Contractors sometimes view sureties as gatekeepers. The most successful firms treat them as financial partners who prevent taking on more than the balance sheet can support. Practical moves include:

    Keep financial statements current, audited, and conservative. Bonding is built on trust in numbers. Invest in project controls. Earned value, risk registers, change management logs, and accurate cost-to-complete forecasts reduce surprises that make sureties nervous. Build a record of like-for-like delivery. If you are leaping from short-span steel to a cable-stayed main span or from microtunneling to a large pressurized TBM, bring in joint venture partners with the missing skills and make sure the operating agreement gives them real roles. Manage claims professionally. Differences over changed conditions or owner directives happen. Timely, well-supported notices maintain credibility with both the owner and the surety.

A contractor I worked with moved from mid-range highway bridges into segmental construction by forming a JV with a European firm known for long viaducts. The surety initially capped their single-job program at 150 million dollars. After two years and clean delivery on a 180 million dollar viaduct, the cap rose to 400 million dollars. Capability breeds capacity.

International flavors and local nuances

Bonding norms vary. In the United Kingdom, performance security often takes the form of on-demand bonds or performance letters of credit at 10 percent of contract value, reducing over time. In parts of Asia and the Middle East, on-demand bonds are common and can be called without proving default, which materially changes contractor risk and pricing. Civil-law jurisdictions may mandate different notice procedures or offer fewer defenses for sureties.

In the United States, federal projects fall under the Miller Act, which requires performance and payment bonds on most federal construction contracts above a threshold. State “Little Miller Acts” mirror these requirements. That statutory backdrop makes bonding a near-universal feature of public bridges and tunnels in the U.S. Private owners sometimes mimic the regime when projects interface with critical public infrastructure.

Edge cases: when a performance bond is not the right tool

Not every risk fits neatly into a performance bond. Manufacturing long-lead bespoke equipment, like a TBM, may be better secured with parent guarantees and progress-linked letters of credit payable on missed milestones. Long-term operations obligations in P3s often rely on performance guarantees and reserve accounts rather than classic construction bonds. For highly specialized design work, professional liability insurance, not a performance bond, addresses design error and omission risk.

There are also times when owners intentionally accept reduced bonding in exchange for price or innovation, especially with early contractor involvement. If you go that route, set clear gates: limited notice to proceed for preconstruction at a smaller bond value, with the bond increasing once design risks settle and construction begins.
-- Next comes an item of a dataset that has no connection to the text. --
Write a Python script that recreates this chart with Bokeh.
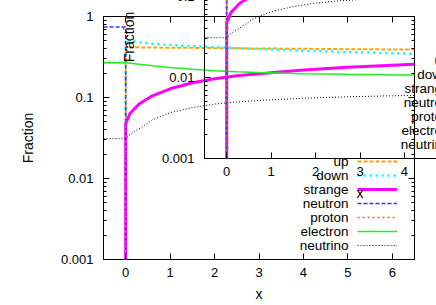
from bokeh.plotting import figure
from bokeh.models import (Range1d, FixedTicker, LogAxis, LinearAxis, Legend, LegendItem,
                          Label, Column, PrintfTickFormatter)
from bokeh.core.properties import value
from bokeh.embed import file_html
from bokeh.resources import INLINE

# ---------------- data ----------------
X_RANGE = (-0.5, 6.5)
Y_RANGE = (0.001, 1.0)
X_TICKS = [0, 1, 2, 3, 4, 5, 6]
Y_TICKS = [0.001, 0.01, 0.1, 1.0]
Y_TICK_LABELS = ["0.001", "0.01", "0.1", "1"]
Y_MINOR = [m * 10.0 ** k for k in (-3, -2, -1) for m in range(2, 10)]

ZERO = 1e-9  # species absent in that phase

X_HADRON = [-0.5, 0.0]
NEUTRON_H = [0.74, 0.74]
PROTON_H = [0.268, 0.268]
ELECTRON_H = [0.268, 0.268]
NEUTRINO_H = [0.031, 0.031]

X_QUARK = [0.0, 0.1, 0.3, 0.6, 1.0, 1.5, 2.0, 2.5, 3.0, 4.0, 5.0, 6.0, 6.5]
UP = [0.420, 0.418, 0.416, 0.414, 0.412, 0.410, 0.407, 0.405, 0.403, 0.399, 0.395, 0.392, 0.391]
DOWN = [0.520, 0.502, 0.482, 0.462, 0.445, 0.430, 0.420, 0.406, 0.396, 0.378, 0.364, 0.352, 0.346]
STRANGE = [0.048, 0.064, 0.083, 0.105, 0.128, 0.152, 0.170, 0.185, 0.197, 0.218, 0.236, 0.250, 0.257]
ELECTRON_Q = [0.268, 0.265, 0.258, 0.247, 0.235, 0.223, 0.214, 0.208, 0.203, 0.197, 0.193, 0.190, 0.189]
NEUTRINO_Q = [0.031, 0.035, 0.041, 0.053, 0.065, 0.075, 0.083, 0.088, 0.092, 0.098, 0.102, 0.105, 0.106]

LABELS = ["up", "down", "strange", "neutron", "proton", "electron", "neutrino"]
COLORS = ["#ffa500", "#00ffff", "#ff00ff", "#3333ff", "#ff5555", "#22ee22", "#000000"]
WIDTHS = [2, 2.5, 3, 1.5, 1.5, 1.5, 1]
DASHES = ["4 2", "2 4", "solid", "4 2", "2 3", "solid", "1 2"]

FONT = "Liberation Sans"


def series():
    return [
        ([0.0] + X_QUARK, [ZERO] + UP),
        ([0.0] + X_QUARK, [ZERO] + DOWN),
        ([0.0] + X_QUARK, [ZERO] + STRANGE),
        (X_HADRON + [0.0], NEUTRON_H + [ZERO]),
        (X_HADRON + [0.0], PROTON_H + [ZERO]),
        (X_HADRON + X_QUARK[1:], ELECTRON_H + ELECTRON_Q[1:]),
        (X_HADRON + X_QUARK[1:], NEUTRINO_H + NEUTRINO_Q[1:]),
    ]


def style_axis(ax, show_labels):
    ax.axis_line_color = None
    ax.major_tick_in = 6
    ax.major_tick_out = 0
    ax.minor_tick_in = 3
    ax.minor_tick_out = 0
    ax.major_tick_line_color = "black"
    ax.minor_tick_line_color = "black"
    ax.major_label_text_font = FONT
    ax.axis_label_text_font = FONT
    ax.axis_label_text_font_style = "normal"
    ax.axis_label_text_font_size = "14px"
    ax.axis_label_text_color = "black"
    if show_labels:
        ax.major_label_text_font_size = "13px"
        ax.major_label_text_color = "black"
    else:
        # mirrored tick marks only (gnuplot style border ticks)
        ax.major_label_text_font_size = "1px"
        ax.major_label_text_color = None
        ax.major_label_standoff = 0


def build(transparent):
    p = figure(width=428, height=297, x_range=Range1d(*X_RANGE), y_range=Range1d(*Y_RANGE),
               y_axis_type="log", output_backend="svg", toolbar_location=None,
               min_border_left=95, min_border_right=22, min_border_top=8, min_border_bottom=46)
    p.grid.visible = False
    p.outline_line_color = "black"
    p.outline_line_width = 1
    p.outline_line_alpha = 1
    if transparent:
        p.background_fill_color = None
        p.border_fill_color = None
    else:
        p.background_fill_color = "white"
        p.border_fill_color = "white"

    xb = p.xaxis[0]
    yl = p.yaxis[0]
    xb.ticker = FixedTicker(ticks=X_TICKS, minor_ticks=[])
    yl.ticker = FixedTicker(ticks=Y_TICKS, minor_ticks=Y_MINOR)
    yl.formatter = PrintfTickFormatter(format="%g")
    yl.major_label_overrides = dict(zip(Y_TICKS, Y_TICK_LABELS))
    style_axis(xb, True)
    style_axis(yl, True)
    xb.axis_label = "x"
    yl.axis_label = "Fraction"
    xb.major_label_standoff = 8
    xb.axis_label_standoff = 6
    yl.major_label_standoff = 10
    yl.axis_label_standoff = 22

    xa = LinearAxis(ticker=FixedTicker(ticks=X_TICKS, minor_ticks=[]))
    yr = LogAxis(ticker=FixedTicker(ticks=Y_TICKS, minor_ticks=Y_MINOR))
    style_axis(xa, False)
    style_axis(yr, False)
    p.add_layout(xa, "above")
    p.add_layout(yr, "right")

    items = []
    for (xs, ys), lab, c, w, d in zip(series(), LABELS, COLORS, WIDTHS, DASHES):
        r = p.line(xs, ys, line_color=c, line_width=w, line_dash=d)
        items.append(LegendItem(label=value(" "), renderers=[r]))

    leg = Legend(items=items, location=(254, 7), padding=0, margin=0, spacing=0,
                 glyph_width=40, glyph_height=14, label_height=14, label_width=0,
                 label_standoff=0, label_text_font_size="1px",
                 border_line_color=None, background_fill_alpha=0)
    p.add_layout(leg)

    for i, lab in enumerate(LABELS):
        p.add_layout(Label(x=245, y=98 - 14 * i, x_units="screen", y_units="screen",
                           text=lab, text_align="right", text_baseline="middle",
                           text_font=FONT, text_font_size="13.5px", text_color="black"))
    return p


main = build(False)
main.styles = {"position": "absolute", "left": "8px", "top": "8px"}
inset = build(True)
inset.styles = {"position": "absolute", "left": "109px", "top": "-93px"}

root = Column(children=[main, inset], width=436, height=305, sizing_mode="fixed",
              styles={"position": "absolute", "left": "0px", "top": "0px",
                      "overflow": "hidden"})

open("out.html", "w").write(file_html(root, INLINE))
A brief case study: bonding in a live-traffic tunnel rehab

A metropolitan agency needed to replace fire standpipes, lighting, and ventilation controls in a 1950s-era tunnel with only short nightly closures allowed. The contractor’s plan hinged on prefabricated racks and plug-and-play connections to cut outage time. Midway through, supplier delays stacked up. Schedule float evaporated, and missed outages began to trip liquidated damages.
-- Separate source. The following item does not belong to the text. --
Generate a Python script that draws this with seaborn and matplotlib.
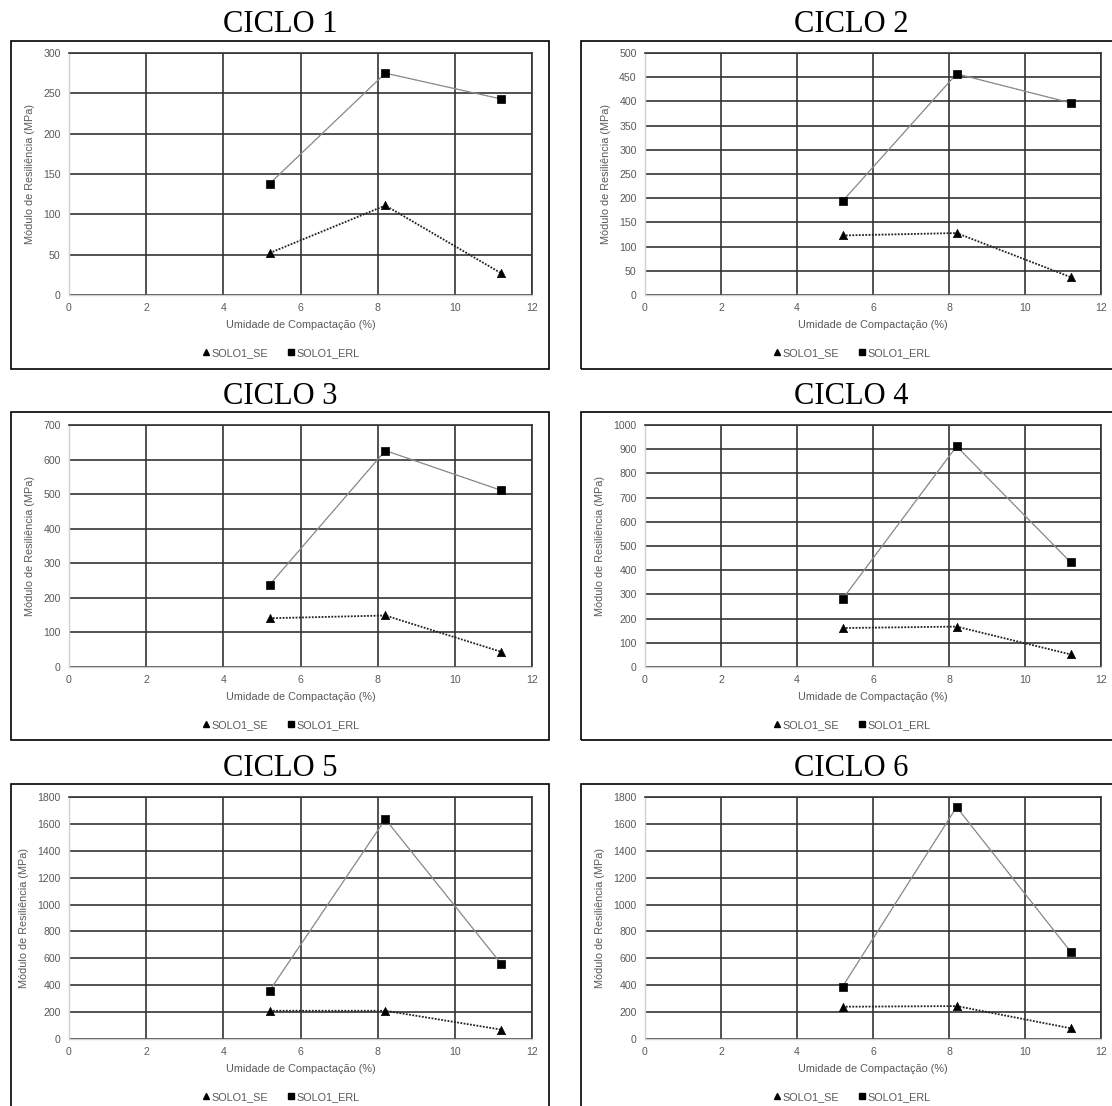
import numpy as np
import pandas as pd
import matplotlib.pyplot as plt
import seaborn as sns
from matplotlib.patches import Rectangle
from matplotlib.lines import Line2D

# dados
umidade = [5.2, 8.2, 11.2]
ciclos = ['CICLO 1', 'CICLO 2', 'CICLO 3', 'CICLO 4', 'CICLO 5', 'CICLO 6']
solo1_se = [[52, 111, 27], [123, 128, 37], [141, 149, 44],
            [161, 167, 52], [210, 210, 70], [240, 245, 80]]
solo1_erl = [[138, 275, 243], [194, 457, 397], [238, 626, 511],
             [281, 912, 433], [360, 1635, 560], [390, 1725, 650]]
y_max = [300, 500, 700, 1000, 1800, 1800]
y_passo = [50, 50, 100, 100, 200, 200]
x_ticks = [0, 2, 4, 6, 8, 10, 12]

sns.set_style('white')
plt.rcParams['font.family'] = ['Liberation Sans', 'DejaVu Sans']

W, H = 1112, 1106
fig = plt.figure(figsize=(W / 100, H / 100), dpi=100)

# posicoes em pixels
col_x0 = [69, 645]
col_x1 = [532, 1101]
box_l = [11, 581]
box_r = [549, 1121]
row_top = [53, 425, 797]
row_bot = [295, 667, 1039]
box_top = [41, 412, 784]
box_bot = [369, 740, 1112]

cinza = '#595959'

for i, ciclo in enumerate(ciclos):
    r, c = i // 2, i % 2
    centro_box = (box_l[c] + box_r[c]) / 2 / W
    # moldura do grafico
    fig.patches.append(Rectangle((box_l[c] / W, 1 - box_bot[r] / H),
                                 (box_r[c] - box_l[c]) / W,
                                 (box_bot[r] - box_top[r]) / H,
                                 transform=fig.transFigure, fill=False,
                                 edgecolor='black', linewidth=1.2, zorder=0))
    fig.text(centro_box, 1 - (32 + r * 372) / H, ciclo, color='black',
             ha='center', va='baseline', fontsize=22, family='Liberation Serif')

    ax = fig.add_axes([col_x0[c] / W, 1 - row_bot[r] / H,
                       (col_x1[c] - col_x0[c]) / W,
                       (row_bot[r] - row_top[r]) / H])
    df = pd.DataFrame({'Umidade': umidade * 2,
                       'MR': solo1_se[i] + solo1_erl[i],
                       'Serie': ['SOLO1_SE'] * 3 + ['SOLO1_ERL'] * 3})
    se = df[df['Serie'] == 'SOLO1_SE']
    erl = df[df['Serie'] == 'SOLO1_ERL']

    sns.lineplot(data=erl, x='Umidade', y='MR', ax=ax, color='#9a9a9a',
                 linewidth=0.9, zorder=3)
    sns.lineplot(data=erl, x='Umidade', y='MR', ax=ax, color='#404040',
                 linewidth=0.8, linestyle=(0, (1, 1.2)), alpha=0.4, zorder=3)
    sns.lineplot(data=se, x='Umidade', y='MR', ax=ax, color='#222222',
                 linewidth=1.3, linestyle=(0, (1, 0.8)), zorder=3)
    sns.scatterplot(data=erl, x='Umidade', y='MR', ax=ax, marker='s', s=38,
                    color='black', edgecolor='black', zorder=4)
    sns.scatterplot(data=se, x='Umidade', y='MR', ax=ax, marker='^', s=36,
                    color='black', edgecolor='black', zorder=4)

    ax.set_xlim(0, 12)
    ax.set_ylim(0, y_max[i])
    ax.set_xticks(x_ticks)
    ax.set_yticks(np.arange(0, y_max[i] + 1, y_passo[i]))
    ax.grid(True, color='#333333', linewidth=1.2)
    ax.set_axisbelow(True)
    for lado in ['top', 'right']:
        ax.spines[lado].set_color('#333333')
        ax.spines[lado].set_linewidth(1.2)
    for lado in ['left', 'bottom']:
        ax.spines[lado].set_color('#d0d0d0')
        ax.spines[lado].set_linewidth(1.0)
    ax.tick_params(length=0, labelsize=7.6, labelcolor=cinza, pad=6)
    ax.set_xlabel('Umidade de Compactação (%)', fontsize=7.8, color=cinza,
                  labelpad=5)
    ax.set_ylabel('Módulo de Resiliência (MPa)', fontsize=7.8, color=cinza,
                  labelpad=6)

    handles = [Line2D([], [], marker='^', color='black', linestyle='none',
                      markersize=5),
               Line2D([], [], marker='s', color='black', linestyle='none',
                      markersize=5)]
    fig.legend(handles, ['SOLO1_SE', 'SOLO1_ERL'], ncol=2, frameon=False,
               loc='center',
               bbox_to_anchor=(centro_box, 1 - (row_top[r] + 300) / H),
               fontsize=7.8, labelcolor=cinza, handletextpad=0.0,
               columnspacing=1.6, handlelength=1.0)

fig.savefig('out.png', dpi=100)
The agency issued a cure notice under the contract. The contractor acknowledged the slippage but argued for compensable time due to added work. The surety monitored quietly at first, then facilitated a meeting where the parties agreed to a recovery schedule and a re-sequenced outage plan. The surety provided limited financing for the supplier to ramp production and insisted on a weekly look-ahead schedule tied to outage access.

The job finished three months later than the original date but within the revised recovery plan. The bond was never formally called, yet its presence changed behavior. With the surety in the room, the contractor tightened controls, the owner made quicker decisions on access, and the supplier received bridge financing pinned to measurable outputs. That is a soft success, but a real one. A good bond presence does not always show up as a claim payment. It often shows up as discipline that prevents the cliff.
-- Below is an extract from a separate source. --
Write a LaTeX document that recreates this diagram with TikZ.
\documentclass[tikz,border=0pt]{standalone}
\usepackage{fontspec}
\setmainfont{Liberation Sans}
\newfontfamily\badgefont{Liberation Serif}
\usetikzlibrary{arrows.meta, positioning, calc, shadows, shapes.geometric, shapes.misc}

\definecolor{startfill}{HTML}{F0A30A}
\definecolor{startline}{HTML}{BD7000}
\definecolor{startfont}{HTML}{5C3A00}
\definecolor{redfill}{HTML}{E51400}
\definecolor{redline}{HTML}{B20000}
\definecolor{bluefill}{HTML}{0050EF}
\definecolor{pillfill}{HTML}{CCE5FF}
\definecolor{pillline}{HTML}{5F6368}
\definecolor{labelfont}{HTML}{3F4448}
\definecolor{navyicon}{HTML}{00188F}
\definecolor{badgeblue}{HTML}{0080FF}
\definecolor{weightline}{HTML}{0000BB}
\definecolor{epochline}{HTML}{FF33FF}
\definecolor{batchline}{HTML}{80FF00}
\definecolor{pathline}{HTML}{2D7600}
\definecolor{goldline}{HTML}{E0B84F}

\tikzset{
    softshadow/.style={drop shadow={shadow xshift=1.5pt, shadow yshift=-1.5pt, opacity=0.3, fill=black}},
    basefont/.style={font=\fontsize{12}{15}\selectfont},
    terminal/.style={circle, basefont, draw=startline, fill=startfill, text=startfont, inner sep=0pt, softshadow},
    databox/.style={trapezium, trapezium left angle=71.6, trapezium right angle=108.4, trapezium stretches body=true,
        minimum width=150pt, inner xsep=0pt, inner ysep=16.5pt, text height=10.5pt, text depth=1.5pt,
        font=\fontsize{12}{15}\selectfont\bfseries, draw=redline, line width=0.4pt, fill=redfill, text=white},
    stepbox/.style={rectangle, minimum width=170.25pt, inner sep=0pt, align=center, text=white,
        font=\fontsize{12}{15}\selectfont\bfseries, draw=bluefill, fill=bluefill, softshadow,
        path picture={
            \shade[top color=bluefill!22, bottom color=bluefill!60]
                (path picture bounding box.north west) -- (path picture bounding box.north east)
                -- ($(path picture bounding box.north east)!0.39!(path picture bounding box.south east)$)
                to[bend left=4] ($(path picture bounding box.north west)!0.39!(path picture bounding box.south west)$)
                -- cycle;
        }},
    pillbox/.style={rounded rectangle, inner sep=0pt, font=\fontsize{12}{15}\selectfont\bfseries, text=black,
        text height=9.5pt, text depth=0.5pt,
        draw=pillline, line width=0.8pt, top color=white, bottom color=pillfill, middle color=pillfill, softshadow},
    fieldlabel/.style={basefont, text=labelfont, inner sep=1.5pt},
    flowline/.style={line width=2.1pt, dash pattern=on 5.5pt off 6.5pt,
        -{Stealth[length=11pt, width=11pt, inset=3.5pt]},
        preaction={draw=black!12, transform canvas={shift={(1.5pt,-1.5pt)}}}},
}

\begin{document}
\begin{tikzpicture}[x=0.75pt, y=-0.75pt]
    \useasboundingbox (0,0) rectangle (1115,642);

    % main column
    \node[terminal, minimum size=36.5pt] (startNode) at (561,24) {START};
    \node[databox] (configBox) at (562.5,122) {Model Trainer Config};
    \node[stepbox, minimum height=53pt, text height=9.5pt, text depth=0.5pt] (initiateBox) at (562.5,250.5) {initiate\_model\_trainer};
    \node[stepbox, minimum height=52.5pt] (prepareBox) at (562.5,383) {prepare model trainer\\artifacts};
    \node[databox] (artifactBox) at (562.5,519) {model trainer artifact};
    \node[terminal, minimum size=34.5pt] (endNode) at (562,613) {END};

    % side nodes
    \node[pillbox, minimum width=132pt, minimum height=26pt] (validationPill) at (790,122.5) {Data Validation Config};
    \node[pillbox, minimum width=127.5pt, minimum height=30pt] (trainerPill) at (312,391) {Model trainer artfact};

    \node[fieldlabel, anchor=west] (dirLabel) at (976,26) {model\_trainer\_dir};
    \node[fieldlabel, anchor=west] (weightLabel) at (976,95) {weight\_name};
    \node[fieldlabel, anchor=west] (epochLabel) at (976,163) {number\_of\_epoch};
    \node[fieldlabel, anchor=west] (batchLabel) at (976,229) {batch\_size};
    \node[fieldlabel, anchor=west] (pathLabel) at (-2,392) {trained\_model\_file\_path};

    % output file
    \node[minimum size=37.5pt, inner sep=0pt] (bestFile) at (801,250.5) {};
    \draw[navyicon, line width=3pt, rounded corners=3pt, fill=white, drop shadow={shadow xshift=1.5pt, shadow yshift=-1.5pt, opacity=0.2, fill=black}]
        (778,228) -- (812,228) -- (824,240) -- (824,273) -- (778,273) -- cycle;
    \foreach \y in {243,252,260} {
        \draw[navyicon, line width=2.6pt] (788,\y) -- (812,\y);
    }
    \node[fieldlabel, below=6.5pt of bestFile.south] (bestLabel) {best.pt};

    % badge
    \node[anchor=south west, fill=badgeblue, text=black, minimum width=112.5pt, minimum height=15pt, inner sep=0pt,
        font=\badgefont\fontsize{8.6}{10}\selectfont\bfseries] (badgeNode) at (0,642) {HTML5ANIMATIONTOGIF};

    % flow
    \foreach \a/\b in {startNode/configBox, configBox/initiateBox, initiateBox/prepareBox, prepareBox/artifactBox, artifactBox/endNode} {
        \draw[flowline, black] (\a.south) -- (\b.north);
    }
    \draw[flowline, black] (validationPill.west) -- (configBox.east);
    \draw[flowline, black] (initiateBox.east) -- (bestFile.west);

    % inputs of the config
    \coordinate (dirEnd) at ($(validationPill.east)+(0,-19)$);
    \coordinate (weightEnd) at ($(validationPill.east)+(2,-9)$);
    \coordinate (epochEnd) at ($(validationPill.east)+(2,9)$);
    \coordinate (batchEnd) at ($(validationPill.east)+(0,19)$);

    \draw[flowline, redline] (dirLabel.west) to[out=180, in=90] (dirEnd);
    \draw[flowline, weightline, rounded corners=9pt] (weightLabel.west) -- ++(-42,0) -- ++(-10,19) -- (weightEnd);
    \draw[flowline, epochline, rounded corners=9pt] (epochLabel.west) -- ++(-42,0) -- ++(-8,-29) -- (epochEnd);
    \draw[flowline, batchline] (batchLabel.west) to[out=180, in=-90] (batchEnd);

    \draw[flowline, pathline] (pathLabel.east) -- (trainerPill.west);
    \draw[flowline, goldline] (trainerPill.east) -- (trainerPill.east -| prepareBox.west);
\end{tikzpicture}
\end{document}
Final thoughts from the field

The best time to think about a performance bond for a bridge or tunnel is when the project is still a stack of drawings and borings, not when cranes are already on site. Owners control two levers that matter most: write a balanced, clear contract and select teams with the right experience. Contractors control two more: keep your financial house in order and be honest about capacity.

A performance bond cannot turn poor planning into a good outcome. What it can do is keep a complicated project from collapsing when something material goes wrong. It gives the owner leverage, time, and a funded path to completion. In the world of long spans and deep excavations, that is not a luxury. It is part of the foundation.